Dubspot cuts no corners. Its studios are tricked out with state-of-the-art consoles and software, and the instructors are consummate professionals, including beat-scene staples Thavius Beck and Mike Parvizi of Team Supreme.

My instructor was English drum and bass star DJ Rap, whom Rolling Stone once described as “making the records that Madonna wanted to make.”

It was daunting for several reasons, many relating to my combination of limited musical gifts and intractable pride. But Rap eloquently and patiently explained how to mix and beat match on Pioneer CDJ hardware.

The limitations of this column space prohibit a lengthy explanation, and maybe that’s dull anyway. If the experiment was to see how hard it was to be pleasantly mediocre, the answer was “not very.” DJs no longer have to painstakingly count out BPMs and label their records with the results. You can sync records to match up. You can do all your digging digitally. Technology relieves the heaviest burden.
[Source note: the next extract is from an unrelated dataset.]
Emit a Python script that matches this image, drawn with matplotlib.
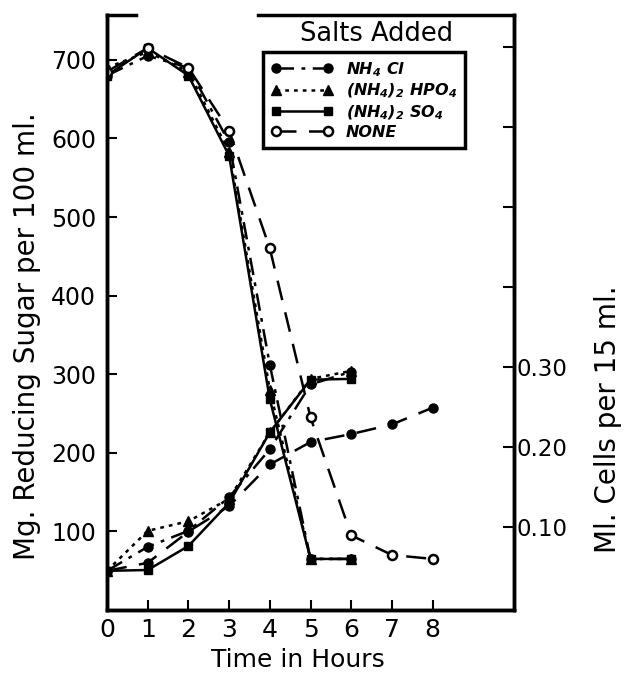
import matplotlib
matplotlib.use('Agg')
import matplotlib.pyplot as plt

plt.rcParams['font.family'] = ['DejaVu Sans']
plt.rcParams['mathtext.default'] = 'regular'

# time in hours
hours = [0, 1, 2, 3, 4, 5, 6]
hours_none = [0, 1, 2, 3, 4, 5, 6, 7, 8]

# mg reducing sugar per 100 ml
sugar_nh4cl = [680, 705, 690, 595, 312, 65, 65]
sugar_hpo4 = [690, 710, 685, 583, 280, 65, 65]
sugar_so4 = [680, 715, 680, 578, 268, 65, 65]
sugar_none = [685, 715, 690, 610, 460, 245, 95, 70, 65]

# ml cells per 15 ml
cells_nh4cl = [0.045, 0.075, 0.095, 0.137, 0.197, 0.278, 0.294]
cells_hpo4 = [0.045, 0.095, 0.107, 0.135, 0.218, 0.285, 0.295]
cells_so4 = [0.045, 0.046, 0.076, 0.130, 0.218, 0.284, 0.285]
cells_none = [0.045, 0.055, 0.094, 0.126, 0.178, 0.206, 0.216, 0.228, 0.249]

labels = [r'NH$_4$ Cl', r'(NH$_4$)$_2$ HPO$_4$', r'(NH$_4$)$_2$ SO$_4$', 'NONE']

fs = 17
lw = 1.8
ms = 6.5
dashdot = (0, (7, 3, 1.5, 3))
dotted = (0, (1.5, 2))
dashed = (0, (8, 5))

fig = plt.figure(figsize=(6.28, 6.73), dpi=100)
ax = fig.add_axes([0.1704, 0.0936, 0.6481, 0.8841])
ax2 = ax.twinx()

ax.set_xlim(0, 10)
ax.set_ylim(0, 757)
ax2.set_ylim(-0.004, 0.74)

# sugar curves
l1, = ax.plot(hours, sugar_nh4cl, color='k', lw=lw, ls=dashdot, marker='o', ms=ms)
l2, = ax.plot(hours, sugar_hpo4, color='k', lw=lw, ls=dotted, marker='^', ms=ms)
l3, = ax.plot(hours, sugar_so4, color='k', lw=lw, ls='-', marker='s', ms=ms - 0.5)
l4, = ax.plot(hours_none, sugar_none, color='k', lw=lw, ls=dashed, marker='o', ms=ms,
              mfc='white', mew=1.8)

# cell curves
ax2.plot(hours, cells_nh4cl, color='k', lw=lw, ls=dashdot, marker='o', ms=ms)
ax2.plot(hours, cells_hpo4, color='k', lw=lw, ls=dotted, marker='^', ms=ms)
ax2.plot(hours, cells_so4, color='k', lw=lw, ls='-', marker='s', ms=ms - 0.5)
ax2.plot(hours_none, cells_none, color='k', lw=lw, ls=dashed, marker='o', ms=ms)

ax.set_xticks(range(0, 9))
ax.set_xticklabels([str(i) for i in range(0, 9)])
ax.set_yticks(range(100, 701, 100))
ax.tick_params(axis='both', direction='in', length=7, width=1.5, labelsize=fs, pad=6)
ax.tick_params(axis='x', labelsize=18)
ax.tick_params(axis='y', pad=8)

rt = [0.1, 0.2, 0.3, 0.4, 0.5, 0.6, 0.7]
ax2.set_yticks(rt)
ax2.set_yticklabels(['0.10', '0.20', '0.30', '', '', '', ''])
ax2.tick_params(axis='y', direction='in', length=8, width=1.5, labelsize=16.5, pad=2)

for a in (ax, ax2):
    a.spines['top'].set_visible(False)
    for s in ('left', 'right', 'bottom'):
        a.spines[s].set_linewidth(2.5)

# pieces of top frame
ax.plot([0, 0.07], [1, 1], transform=ax.transAxes, color='k', lw=2.5, clip_on=False)
ax.plot([0.37, 1], [1, 1], transform=ax.transAxes, color='k', lw=2.5, clip_on=False)

ax.set_xlabel('Time in Hours', fontsize=18)
ax.xaxis.set_label_coords(0.47, -0.064)
ax.set_ylabel('Mg. Reducing Sugar per 100 ml.', fontsize=20)
ax.yaxis.set_label_coords(-0.162, 0.46)
ax2.set_ylabel('Ml. Cells per 15 ml.', fontsize=20)
ax2.yaxis.set_label_coords(1.197, 0.32)

ax.text(0.663, 0.968, 'Salts Added', transform=ax.transAxes, fontsize=18.5,
        ha='center', va='center')

leg = ax.legend([l1, l2, l3, l4], labels, loc='upper left', bbox_to_anchor=(0.383, 0.938),
                borderaxespad=0, numpoints=2, handlelength=3.9, handletextpad=0.8,
                fancybox=False, framealpha=1, edgecolor='k', borderpad=0.5,
                labelspacing=0.2,
                prop={'size': 11.5, 'weight': 'bold', 'style': 'italic'})
leg.get_frame().set_linewidth(2.5)
leg.set_zorder(10)

fig.savefig('out.png', dpi=100)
But there are things you can’t teach — taste, showmanship and the ability to read a crowd will always separate the real from the cons. No amount of practice or shortcuts can turn you into J. Rocc, D-Styles or Dam-Funk.

But if art isn’t your goal, there’s something refreshingly easy about turning it into a hobby. You can’t become a mediocre DJ in an hour but you can figure out the rudiments.

Great DJs are born, but great mediocre DJs are made.